New technologies are being developed in Queensland that could see a next-generation hybrid rocket launch small satellites into low Earth orbits within two years.
Thanks to an Advance Queensland Industry Research Fellowship grant, University of Queensland (UQ) School of Mechanical and Mining Engineering researcher Dr Ingo Jahn will work with Gold Coast-based Gilmour Space on fuel feed systems and cycles for space launch vehicles.
“This is an excellent opportunity as it allows know-how and fundamental research conducted at UQ to be transferred to an application of national importance,” Jahn said.
“Seeing your research adopted into a product is the dream of every researcher and engineer — what could be better than seeing your research fly to the stars?”
Designing a fuel feed system is rocket science
The UQ team is working on developing and validating the fuel feed system, which Jahn described as one of the most complex engineering challenges for rockets.
“They are located at the intersection of multiple systems; to stay light they have to be incredibly power dense, they must operate across wide temperature and pressure ranges and they are safety critical,” he said.
“Finding effective and safe engineering solutions to meet all these requirements, while remaining light weight is the challenge we have to overcome.”

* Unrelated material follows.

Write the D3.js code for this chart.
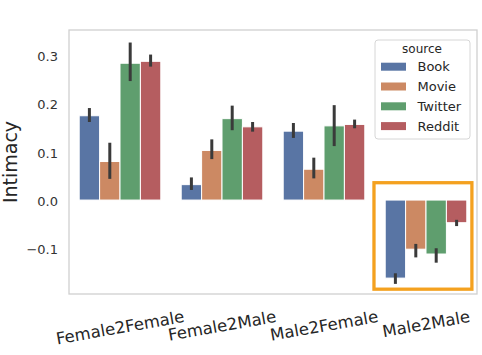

Opportunity for Australia’s space industry
Jahn said the opportunity for researchers to work closely with industry was invaluable to the development of Australia’s space industry.
“Rather than buying products from overseas, the rockets and components will be manufactured in Australia,” he said.
“This is an essential step towards developing a space launch vehicle industry in Queensland with many expected flow-down benefits to our manufacturing industries.”
Queensland Minister for State Development, Tourism and Innovation Kate Jones commended Jahn and Gilmour Space on their achievements.
“It is with commercial-oriented partnerships like these that we will foster close collaborations between our key industries and universities, leading to significant areas of growth for Queensland and Australia,” she said.
A feather in Gilmour’s cap
Gilmour Space also made headlines last month, with the company successfully completing a 45-second ‘hot fire’ of its upper-stage hybrid rocket engine.
“2020 has been a busy year for us as we continue to develop and test the various rocket systems in our orbital launch vehicle,” said Gilmour Space Chief Operating Officer and co-founder James Gilmour.
“We’re grateful to UQ and the government for supporting our efforts to grow a space launch industry here in Queensland.”